■ What is needed: List each line of the data that holds the string "this", please.

■ Provided material:
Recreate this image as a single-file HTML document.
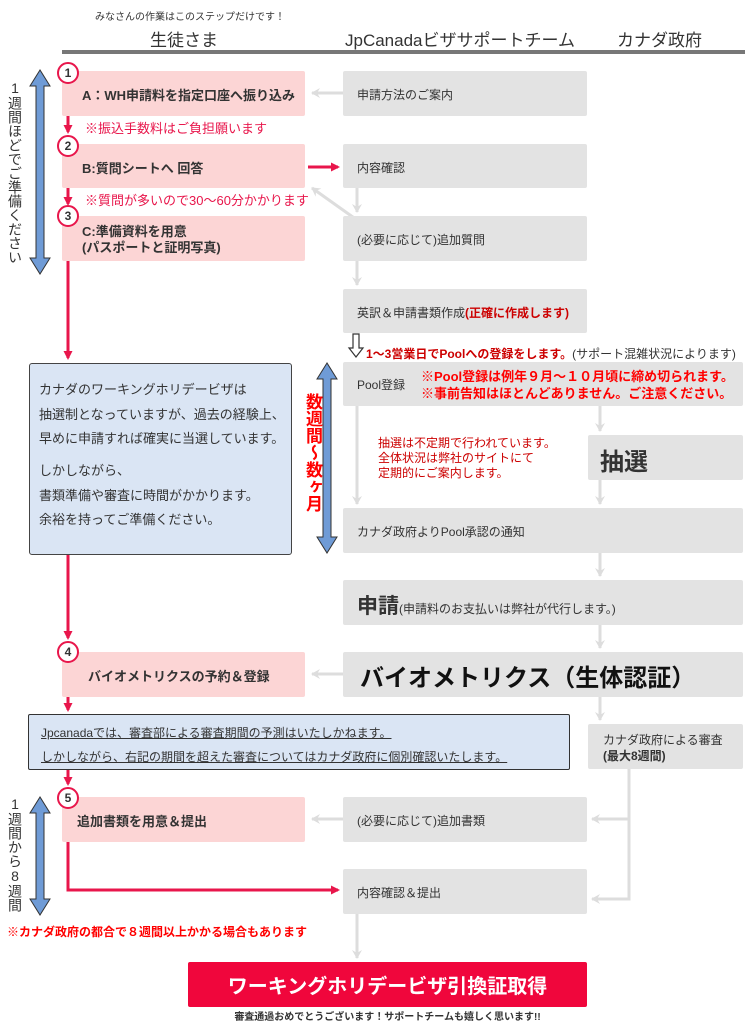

* * *

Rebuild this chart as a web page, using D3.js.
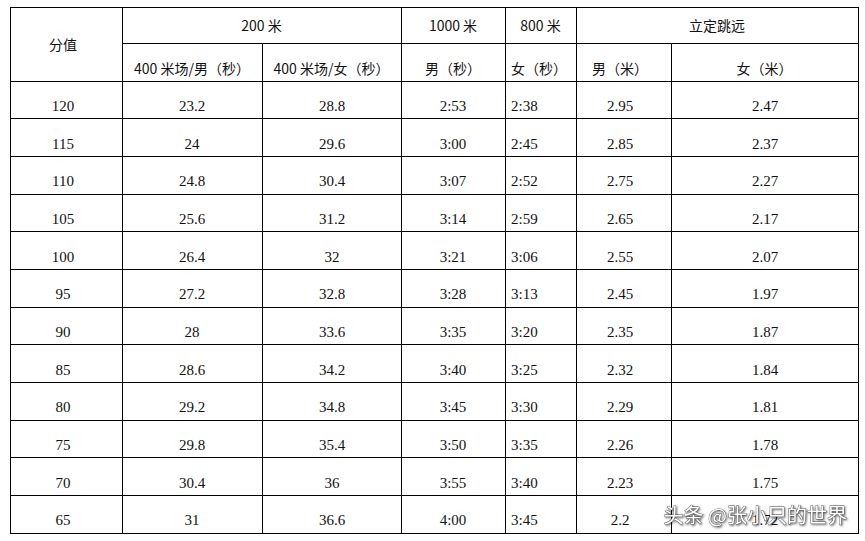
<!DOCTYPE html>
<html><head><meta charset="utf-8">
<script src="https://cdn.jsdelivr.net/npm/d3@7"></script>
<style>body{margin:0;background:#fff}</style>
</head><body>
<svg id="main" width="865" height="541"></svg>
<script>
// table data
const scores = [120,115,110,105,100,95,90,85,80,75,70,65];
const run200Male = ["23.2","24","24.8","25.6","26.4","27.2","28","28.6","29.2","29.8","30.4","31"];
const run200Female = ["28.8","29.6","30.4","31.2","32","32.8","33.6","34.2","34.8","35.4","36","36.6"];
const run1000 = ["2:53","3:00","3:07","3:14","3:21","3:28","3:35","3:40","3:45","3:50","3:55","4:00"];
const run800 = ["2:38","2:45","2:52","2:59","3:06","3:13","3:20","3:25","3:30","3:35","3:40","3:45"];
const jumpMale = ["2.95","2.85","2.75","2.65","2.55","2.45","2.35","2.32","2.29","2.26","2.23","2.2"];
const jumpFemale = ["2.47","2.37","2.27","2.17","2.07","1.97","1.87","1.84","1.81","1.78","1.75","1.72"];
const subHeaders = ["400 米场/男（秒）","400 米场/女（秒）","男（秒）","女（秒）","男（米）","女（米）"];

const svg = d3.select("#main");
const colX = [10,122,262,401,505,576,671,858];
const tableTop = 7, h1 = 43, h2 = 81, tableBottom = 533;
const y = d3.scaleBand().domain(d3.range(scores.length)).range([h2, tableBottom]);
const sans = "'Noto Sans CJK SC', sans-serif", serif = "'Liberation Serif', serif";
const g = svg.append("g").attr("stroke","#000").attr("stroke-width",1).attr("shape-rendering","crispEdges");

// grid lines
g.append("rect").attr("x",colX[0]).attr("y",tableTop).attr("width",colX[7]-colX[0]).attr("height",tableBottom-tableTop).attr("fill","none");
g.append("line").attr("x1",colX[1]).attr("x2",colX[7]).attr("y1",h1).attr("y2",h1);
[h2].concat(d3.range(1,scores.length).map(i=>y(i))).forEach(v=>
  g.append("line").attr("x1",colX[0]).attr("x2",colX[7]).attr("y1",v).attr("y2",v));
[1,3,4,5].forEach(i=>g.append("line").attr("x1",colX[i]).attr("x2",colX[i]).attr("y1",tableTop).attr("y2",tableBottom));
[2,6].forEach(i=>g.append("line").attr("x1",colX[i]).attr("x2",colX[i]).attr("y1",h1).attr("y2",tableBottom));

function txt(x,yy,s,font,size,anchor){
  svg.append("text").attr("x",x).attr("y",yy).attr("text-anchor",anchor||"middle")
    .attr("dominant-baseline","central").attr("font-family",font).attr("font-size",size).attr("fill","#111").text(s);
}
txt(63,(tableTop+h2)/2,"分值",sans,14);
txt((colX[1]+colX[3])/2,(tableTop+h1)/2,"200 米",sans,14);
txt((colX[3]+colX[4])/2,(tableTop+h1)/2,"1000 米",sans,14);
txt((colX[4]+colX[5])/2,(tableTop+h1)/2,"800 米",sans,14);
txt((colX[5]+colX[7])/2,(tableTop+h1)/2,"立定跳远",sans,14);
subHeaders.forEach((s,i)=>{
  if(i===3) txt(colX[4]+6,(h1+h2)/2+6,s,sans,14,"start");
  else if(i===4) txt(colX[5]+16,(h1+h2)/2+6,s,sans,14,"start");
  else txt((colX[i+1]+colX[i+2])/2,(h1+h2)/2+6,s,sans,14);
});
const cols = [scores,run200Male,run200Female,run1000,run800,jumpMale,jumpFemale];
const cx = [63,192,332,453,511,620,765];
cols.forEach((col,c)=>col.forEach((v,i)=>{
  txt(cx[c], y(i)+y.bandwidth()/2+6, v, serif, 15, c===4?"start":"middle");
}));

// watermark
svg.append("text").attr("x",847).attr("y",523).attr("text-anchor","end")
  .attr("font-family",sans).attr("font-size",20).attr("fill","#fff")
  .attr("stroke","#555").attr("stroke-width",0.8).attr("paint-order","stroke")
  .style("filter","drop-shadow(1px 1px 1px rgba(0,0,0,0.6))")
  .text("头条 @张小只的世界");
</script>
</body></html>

■ Written response:
Recreate this image as a single-file HTML document.
Rebuild this chart as a web page, using D3.js.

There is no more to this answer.